Reste que la démarche d’interprétation de la pensée d’Héraclite par Billeter pose question sur le fond. Adoptant une posture polémique à l’encontre des traditions d’interprétation de la pensée du philosophe d’Éphèse, Billeter considère qu’on lui a attribué « des idées qui ne sont pas les siennes et qui ont passé pour siennes jusqu’à nos jours ». De manière très inattendue, il considère notamment que « le fameux “panta rhei” (“tout s’écoule”) est devenu pour la postérité la pensée maîtresse du philosophe, alors que rien n’atteste qu’il l’ait jamais formulée et alors qu’elle est sans rapport avec sa pensée » ; c’est une idée qui semble pourtant bien présente au sein d’une série non négligeable de fragments donnés à lire habituellement. On peut s’interroger sur les raisons qui amènent Billeter à exclure de manière si catégorique de sa lecture tel ou tel fragment ou telle ou telle notion. Son travail gagne à être lu en parallèle avec d’autres, comme celui, remarquable, de Jean-François Pradeau aux éditions Garnier-Flammarion, qui part du principe qu’ « il faut renoncer à une lecture immédiate d’Héraclite » et replace les énoncés que l’on a coutume de désigner sous le terme assez trompeur de « fragments » dans leur contexte précis de citation par les auteurs antiques ; on y trouve notamment une suite de citations bel et bien regroupées autour de la notion d’« écoulement ».
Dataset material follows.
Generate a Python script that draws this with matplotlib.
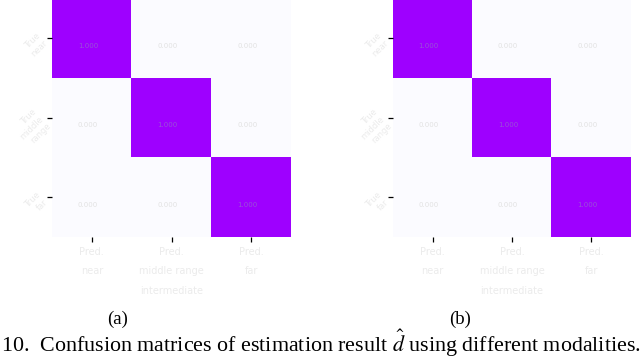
import numpy as np
import matplotlib
matplotlib.use('Agg')
import matplotlib.pyplot as plt
from matplotlib.colors import LinearSegmentedColormap

# class names (too faint to read in the source, kept short)
pred_labels = ['Pred.\nnear', 'Pred.\nmiddle range\nintermediate', 'Pred.\nfar']
true_labels = ['True\nnear', 'True\nmiddle\nrange', 'True\nfar']

# normalised confusion matrices, (a) and (b)
cm_a = np.array([[1.00, 0.00, 0.00],
                 [0.00, 1.00, 0.00],
                 [0.00, 0.00, 1.00]])
cm_b = np.array([[1.00, 0.00, 0.00],
                 [0.00, 1.00, 0.00],
                 [0.00, 0.00, 1.00]])

panel_names = ['(a)', '(b)']
caption = r'10.  Confusion matrices of estimation result $\hat{d}$ using different modalities.'

plt.rcParams['font.family'] = ['Liberation Serif', 'DejaVu Serif']
plt.rcParams['mathtext.fontset'] = 'stix'

cmap = LinearSegmentedColormap.from_list('wp', ['#fbfbff', '#9e00ff'])

fig = plt.figure(figsize=(6.4, 3.61), dpi=100)
W, H = 640, 361
boxes = [(52, 291), (393, 631)]
name_x = [118, 460]
top, bottom = -2, 237

for cm, (x0, x1), name, nx in zip([cm_a, cm_b], boxes, panel_names, name_x):
    ax = fig.add_axes([x0 / W, (H - bottom) / H, (x1 - x0) / W, (bottom - top) / H])
    ax.imshow(cm, cmap=cmap, vmin=0, vmax=1, aspect='auto', interpolation='nearest')
    for i in range(cm.shape[0]):
        for j in range(cm.shape[1]):
            col = '#9a50d8' if cm[i, j] > 0.5 else '#e2e2e2'
            ax.text(j - 0.05, i + 0.1, f'{cm[i, j]:.3f}', ha='center', va='center',
                    fontsize=5, color=col, family='DejaVu Sans')
    for s in ax.spines.values():
        s.set_visible(False)
    ax.set_xticks(range(3))
    ax.set_yticks(range(3))
    ax.set_xticklabels(pred_labels, fontsize=7, color='#ebebeb', linespacing=2.2,
                       family='DejaVu Sans')
    ax.set_yticklabels(true_labels, fontsize=6, color='#ebebeb', rotation=45,
                       rotation_mode='anchor', ha='right', va='center',
                       family='DejaVu Sans')
    ax.tick_params(axis='both', length=3.5, width=0.9, color='black')
    fig.text(nx / W, 1 - 319 / H, name, ha='center', va='center', fontsize=13.5)

fig.text(1 / W, 1 - 343 / H, caption, ha='left', va='center', fontsize=15.8)

fig.savefig('out.png', dpi=100)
Ressaisi dans la trajectoire d’ensemble de Billeter, Héraclite, le sujet peut donner le sentiment que l’auteur cherche à faire entrer assez artificiellement le corpus héraclitéen dans un cadre conceptuel qu’il avait élaboré au service de la compréhension de la pensée chinoise puis développé de manière autonome. Revenons au fameux « phúsis krúptesthai phileï », traduit d’ordinaire par « la nature aime à se cacher » ; Billeter propose pour sa part : « la plupart du temps la réalité reste cachée ». Le choix surprenant du mot « réalité » renvoie à une réflexion antérieure de l’auteur, qui proposait de distinguer « monde » et « réalité » dans Un paradigme. Le titre même de l’ouvrage, « Héraclite, le sujet » manifeste une certaine brusquerie : Billeter sait pertinemment qu’il accole au nom d’Héraclite un concept philosophique moderne, sur lequel il a lui-même bâti toute une réflexion. L’excursus héraclitéen n’est sans doute pas le moment le plus convaincant d’une œuvre riche et singulière, qui mérite d’être lue presque de bout en bout.